## STATED GOAL
Everything from the first line down to the line containing "0.00542, 0.00504, 0.00476];" is to be retyped exactly, both ends included, with pictures left out.

## RECORDS TO PROCESS
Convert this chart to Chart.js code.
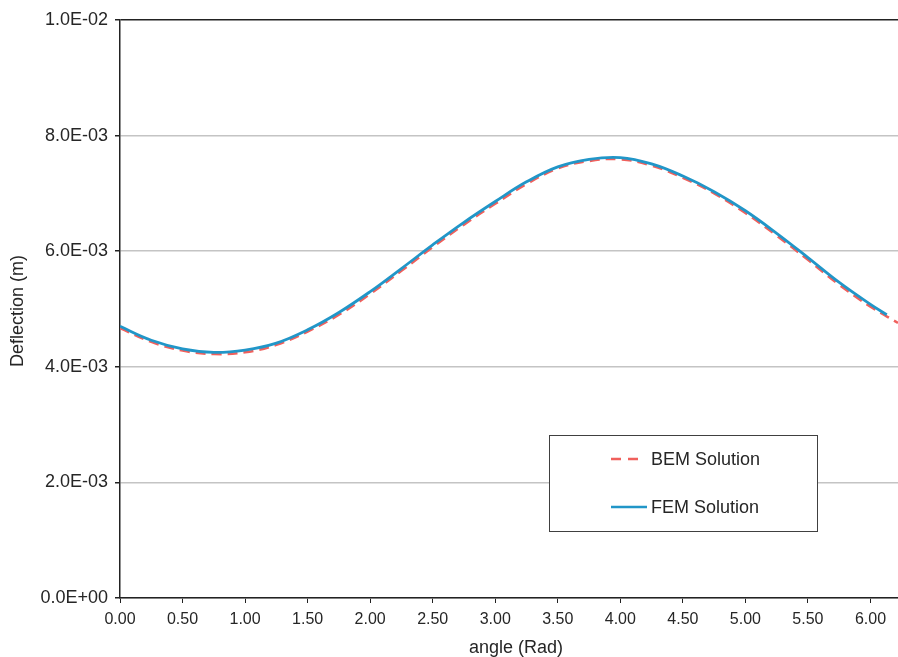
<!DOCTYPE html>
<html>
<head>
<meta charset="utf-8">
<script src="https://cdn.jsdelivr.net/npm/chart.js@4/dist/chart.umd.min.js"></script>
<style>
  body { margin: 0; background: #fff; }
  #wrap { width: 898px; height: 657px; }
</style>
</head>
<body>
<div id="wrap"><canvas id="deflChart" width="898" height="657"></canvas></div>
<script>
// values (angle in rad, deflection in m)
const bemAngles = [0.00, 0.25, 0.50, 0.75, 1.00, 1.25, 1.50, 1.75, 2.00, 2.25, 2.50, 2.75, 3.00,
                   3.25, 3.50, 3.75, 4.00, 4.25, 4.50, 4.75, 5.00, 5.25, 5.50, 5.75, 6.00, 6.22];
const bemValues = [0.00467, 0.00443, 0.00428, 0.00422, 0.00425, 0.00438, 0.00461, 0.00490, 0.00526,
                   0.00566, 0.00607, 0.00646, 0.00682, 0.00716, 0.00743, 0.00756, 0.00759, 0.00748,
                   0.00727, 0.00700, 0.00666, 0.00627, 0.00585, 0.00542, 0.00504, 0.00476];

const femAngles = [0.00, 0.25, 0.50, 0.75, 1.00, 1.25, 1.50, 1.75, 2.00, 2.25, 2.50, 2.75, 3.00,
                   3.25, 3.50, 3.75, 4.00, 4.25, 4.50, 4.75, 5.00, 5.25, 5.50, 5.75, 6.00, 6.13];
const femValues = [0.00470, 0.00446, 0.00431, 0.00425, 0.00429, 0.00441, 0.00464, 0.00494, 0.00530,
                   0.00570, 0.00611, 0.00650, 0.00686, 0.00720, 0.00746, 0.00759, 0.00762, 0.00751,
                   0.00730, 0.00703, 0.00670, 0.00631, 0.00589, 0.00546, 0.00508, 0.00490];

const xTicksStep = 0.5;
const yTicksStep = 0.002;

const textColor = '#262626';
const axisColor = '#222222';
const fontFamily = '"Liberation Sans", Arial, sans-serif';

function toPoints(xs, ys) {
    return xs.map((x, i) => ({ x: x, y: ys[i] }));
}

// 2.0E-03 style labels
function sciLabel(v) {
    if (Math.abs(v) < 1e-12) return '0.0E+00';
    const e = Math.floor(Math.log10(Math.abs(v)) + 1e-9);
    const m = v / Math.pow(10, e);
    return m.toFixed(1) + 'E' + (e < 0 ? '-' : '+') + String(Math.abs(e)).padStart(2, '0');
}

// legend box and axis titles
const decorations = {
    id: 'decorations',
    afterDraw(chart) {
        const ctx = chart.ctx;
        ctx.save();

        // legend
        ctx.fillStyle = '#ffffff';
        ctx.fillRect(549, 435, 269, 97);
        ctx.strokeStyle = '#404040';
        ctx.lineWidth = 1;
        ctx.strokeRect(549.5, 435.5, 268, 96);

        ctx.lineWidth = 2.5;
        ctx.strokeStyle = '#f0605c';
        ctx.setLineDash([10, 7]);
        ctx.beginPath();
        ctx.moveTo(611, 459);
        ctx.lineTo(638, 459);
        ctx.stroke();

        ctx.setLineDash([]);
        ctx.strokeStyle = '#2196c8';
        ctx.beginPath();
        ctx.moveTo(611, 507);
        ctx.lineTo(647, 507);
        ctx.stroke();

        ctx.fillStyle = textColor;
        ctx.font = '18px ' + fontFamily;
        ctx.textBaseline = 'middle';
        ctx.textAlign = 'left';
        ctx.fillText('BEM Solution', 651, 460);
        ctx.fillText('FEM Solution', 651, 508);

        // x title
        ctx.textAlign = 'center';
        ctx.fillText('angle (Rad)', 516, 648);

        // y title
        ctx.translate(18, 311);
        ctx.rotate(-Math.PI / 2);
        ctx.fillText('Deflection (m)', 0, 0);

        ctx.restore();
    }
};

const ctx = document.getElementById('deflChart').getContext('2d');
new Chart(ctx, {
    type: 'line',
    data: {
        datasets: [
            {
                label: 'BEM Solution',
                data: toPoints(bemAngles, bemValues),
                borderColor: '#f0605c',
                borderWidth: 2.5,
                borderDash: [10, 6],
                pointRadius: 0,
                fill: false,
                tension: 0.4,
                order: 2
            },
            {
                label: 'FEM Solution',
                data: toPoints(femAngles, femValues),
                borderColor: '#2196c8',
                borderWidth: 2.8,
                pointRadius: 0,
                fill: false,
                tension: 0.4,
                order: 1
            }
        ]
    },
    options: {
        responsive: false,
        animation: false,
        events: [],
        layout: { padding: { top: 20, right: 0, bottom: 0, left: 0 } },
        plugins: {
            legend: { display: false },
            tooltip: { enabled: false }
        },
        scales: {
            x: {
                type: 'linear',
                min: 0,
                max: 6.22,
                afterFit(scale) { scale.height = 59; },
                border: { color: axisColor, width: 1.5 },
                grid: {
                    drawOnChartArea: false,
                    drawTicks: true,
                    tickLength: 5,
                    color: axisColor,
                    tickColor: axisColor
                },
                ticks: {
                    stepSize: xTicksStep,
                    includeBounds: false,
                    maxRotation: 0,
                    autoSkip: false,
                    padding: 7,
                    color: textColor,
                    font: { family: fontFamily, size: 16 },
                    callback: (v) => v.toFixed(2)
                }
            },
            y: {
                min: 0,
                max: 0.01,
                afterFit(scale) { scale.width = 120; },
                border: { color: axisColor, width: 1.5 },
                grid: {
                    color: (c) => (c.tick && Math.abs(c.tick.value - 0.01) < 1e-9) ? axisColor : '#c4c4c4',
                    lineWidth: 1.5,
                    tickLength: 5,
                    tickColor: axisColor
                },
                ticks: {
                    stepSize: yTicksStep,
                    padding: 7,
                    color: textColor,
                    font: { family: fontFamily, size: 18 },
                    callback: (v) => sciLabel(v)
                }
            }
        }
    },
    plugins: [decorations]
});
</script>
</body>
</html>
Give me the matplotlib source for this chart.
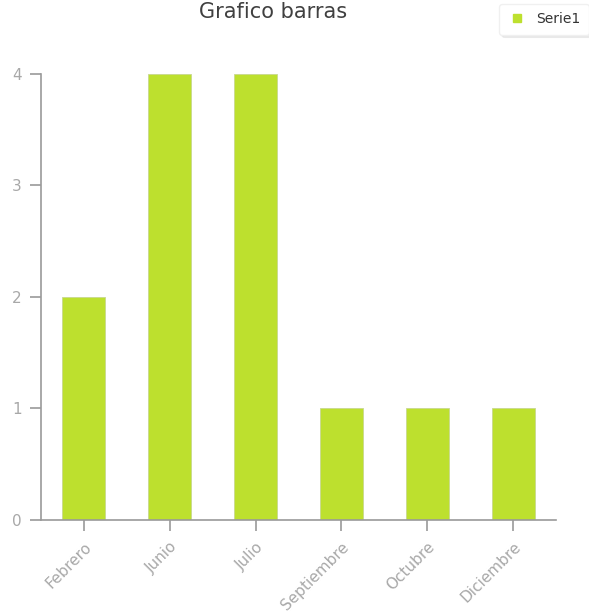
import matplotlib
matplotlib.use('Agg')
import matplotlib.pyplot as plt
from matplotlib.lines import Line2D

# Data
meses = ['Febrero', 'Junio', 'Julio', 'Septiembre', 'Octubre', 'Diciembre']
serie1 = [2, 4, 4, 1, 1, 1]
yticks = [0, 1, 2, 3, 4]

verde = '#bde02e'
gris = '#9a9a9a'

fig = plt.figure(figsize=(5.89, 6.15), dpi=100)
fig.patch.set_facecolor('white')
ax = fig.add_axes([0.0696, 0.1545, 0.8744, 0.7252])

x = list(range(len(meses)))
ax.bar(x, serie1, width=0.5, color=verde, edgecolor='#c8d890', linewidth=0.6, zorder=2)

ax.set_xlim(-0.5, len(meses) - 0.5)
ax.set_ylim(0, 4)
ax.set_yticks(yticks)
ax.set_xticks(x)
ax.set_xticklabels(meses, rotation=45, ha='right', rotation_mode='anchor')

for s in ['top', 'right']:
    ax.spines[s].set_visible(False)
for s in ['left', 'bottom']:
    ax.spines[s].set_color(gris)
    ax.spines[s].set_linewidth(1.2)

ax.tick_params(axis='both', colors=gris, labelcolor='#a8a8a8', labelsize=11,
               length=8, width=1.2)
ax.tick_params(axis='y', pad=6)
ax.tick_params(axis='x', pad=6)

fig.text(0.464, 0.98, 'Grafico barras', ha='center', va='center',
         fontsize=15, color='#404040')

handle = Line2D([], [], marker='s', color=verde, linestyle='none', markersize=6)
leg = fig.legend([handle], ['Serie1'], loc='upper right', bbox_to_anchor=(1.012, 1.005),
                 fontsize=10, frameon=True, fancybox=True,
                 shadow={'color': '#cccccc', 'alpha': 0.35, 'ox': 2, 'oy': -2},
                 handletextpad=0.7, borderpad=0.6, handlelength=1.4,
                 labelcolor='#333333')
leg.get_frame().set_edgecolor('#f0f0f0')
leg.get_frame().set_facecolor('white')

fig.savefig('out.png', dpi=100)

## COMPLETE RESPONSE
Convert this chart to Chart.js code.
<!DOCTYPE html>
<html>
<head>
<meta charset="utf-8">
<script src="https://cdn.jsdelivr.net/npm/chart.js@4/dist/chart.umd.min.js"></script>
<style>
  body { margin: 0; background: #fff; }
  #wrap { width: 898px; height: 657px; }
</style>
</head>
<body>
<div id="wrap"><canvas id="deflChart" width="898" height="657"></canvas></div>
<script>
// values (angle in rad, deflection in m)
const bemAngles = [0.00, 0.25, 0.50, 0.75, 1.00, 1.25, 1.50, 1.75, 2.00, 2.25, 2.50, 2.75, 3.00,
                   3.25, 3.50, 3.75, 4.00, 4.25, 4.50, 4.75, 5.00, 5.25, 5.50, 5.75, 6.00, 6.22];
const bemValues = [0.00467, 0.00443, 0.00428, 0.00422, 0.00425, 0.00438, 0.00461, 0.00490, 0.00526,
                   0.00566, 0.00607, 0.00646, 0.00682, 0.00716, 0.00743, 0.00756, 0.00759, 0.00748,
                   0.00727, 0.00700, 0.00666, 0.00627, 0.00585, 0.00542, 0.00504, 0.00476];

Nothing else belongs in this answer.